Autant le dire tout de suite: on tient là le début le plus prometteur dans le sens d’une promesse de percée québécoise que la chanson franco-ontarienne nous ait donné depuis ces épiques années où Paquette et Garolou avaient insidieusement cousu une trille verte au fleurdelysé.
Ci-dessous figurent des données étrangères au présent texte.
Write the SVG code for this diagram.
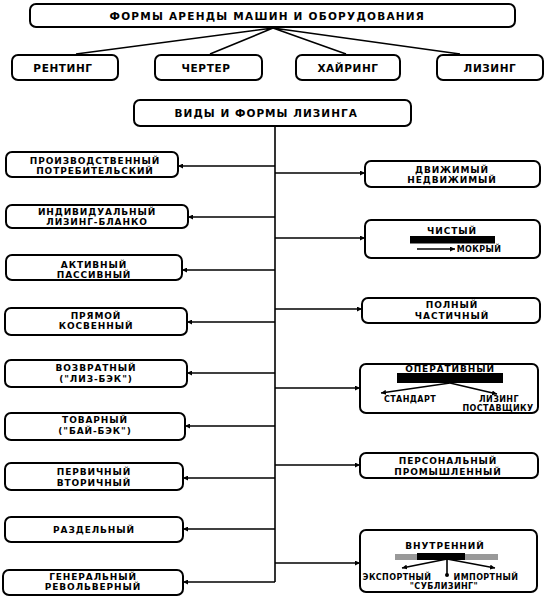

Le fait que L’homme qui me ressemble soit paru chez Audiogram, l’étiquette de Rivard, Bélanger, Piché et compagnie, signifie tout le moins que Damien Robitaille s’est vu offrir les moyens, tant techniques que promotionnels, pour faire son entrée par la porte d’en avant.
Bien qu’il joue déjà dans la cour des grands, l’auteur-compositeur originaire de Lafontaine soulève un paradoxe assez typique de notre époque: s’il avait lancé L’homme qui me ressemble dans les années 70, ses histoires de porcs-épics et son existentialisme métrique auraient probablement été classées au rayon des disques pour enfants (il aurait suffi d’éliminer Sexy séparatiste, exercice de style vaguement cochon et parfaitement insignifiant).
Mais il ne faut pas confondre la naïveté de son propos avec le genre d’infantilisme abruti – et abrutissant – qui a fait la fortune des Trois Accords. Chez Damien, la candeur n’est pas une affectation, et la simplicité extrême du langage (qui subvertit à l’occasion les clichés du country), est plutôt une façon de scruter l’inconscient, à la manière d’un peintre sorti des beaux-arts dont la quête personnelle passerait par l’art brut.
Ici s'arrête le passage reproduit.